Many of Anderson’s first person narrators are inarticulate, and there’s reason to believe that Anderson was bit inarticulate too. Faced with an inarticulate passage, we can never be sure whether Anderson had brilliantly succeeded in portraying the character’s inarticulation, the way Nabokov would, or whether the symbiosis between his own inarticulation and the character’s inarticulation allowed Anderson to find optimal inarticulation the ideal place where the two curves crossed — the very opposite of Flaubert’s cogent and perspicacious presentation of the confusion and incomprehension of his hapless, dumfounded subjects.

Anderson was poorly educated and not well read. His secret was that he had no censor, and while one thing this meant was that like Freudians and liberationists he wrote a lot about sex, it wasn’t the same thing at all. Freudians and liberationists still have the censor — they just adjust its settings and produce genteel, depressing smut. Anderson wrote about awkward and embarrassing things of all kinds, not just sex, and he didn’t write about dramatic maudit awkwardness but about boring, ordinary awkward people. Like Schnitzler, perhaps, Anderson was writing about Freud’s raw data, but without putting a Freudian analysis on it.

Anderson was much like the people he wrote about. At least since Henry James people in the biz have been assuring us that authenticity and sincerity are irrelevant to literary merit, but are they actually a detriment? It seems to me that when Flaubert or the Goncourts or Zola studied up on like zoo animals in order to write about ehm, people with whom they would never dream of socializing, regardless of how masterfully they wrote, something important was lost.

Anderson is generally regarded as proto-: proto-Hemingway, proto-Faulkner, proto- Southern Gothic. He could just as well be regarded as proto-Holden Caulfield or proto-noir or proto-absurdist, but why not take him for what he is? The Hemingway comparison is especially unjust, because one of Anderson’s great accomplishments was to succeed in writing non-edifying fiction, not merely because Hemingway was shitty to Anderson, but because what Hemingway ended up doing was write a new kind of edifying fiction, less genteel than the previous version but still glorifying his tragic, nobly damaged protagonists.

In real life, Anderson didn’t believe in the American Dream, but he lived three versions of it. First the rags-to-riches story when he became a paint manufacturer after a white trash upbringing, second the forget-about-success-and-throw-it-all-way escape-from-conventionality story when he left everything and never looked back, and finally the still-active advertising-man-writes-serious-literature story. Everyone since has just been replaying these cliches.

****

Here’s a weirdness sample, from a different book. The married narrator is thinking of his fantasy girl, Natalie. He is fully aware that he is being absurd, but the censor is off:

Down in the office he had thought of her body as a house within which she lived. Why could not more than one person live within such a house?….There was the thought about Natalie being a house kept clean and sweet for living, a house into which one might go gladly and joyfully.

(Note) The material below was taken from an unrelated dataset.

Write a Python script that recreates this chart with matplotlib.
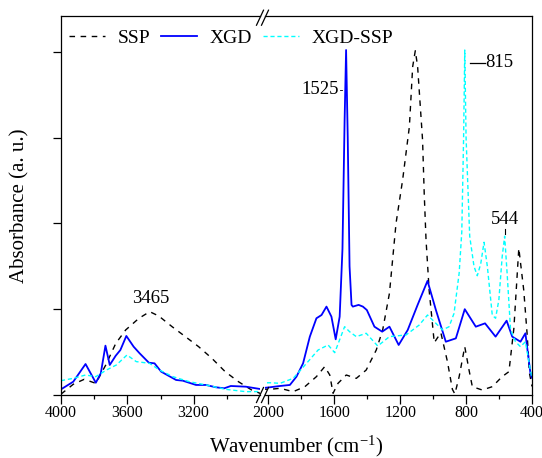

Could he, a washing machine manufacturer of a Wisconsin town, stop on the street a college professor and say, “I want to know, Mr. College Professor, if your house is clean and sweet for living so that people may come and live in it and, if it is so, I want you to tell me how you went about it to cleanse your house”.

The notion was absurd. It made one laugh to even think of any such thing. There would have to be new figures of speech, a new way of looking at things. For one thing people would have to be more truly aware of themselves than they had ever been before.”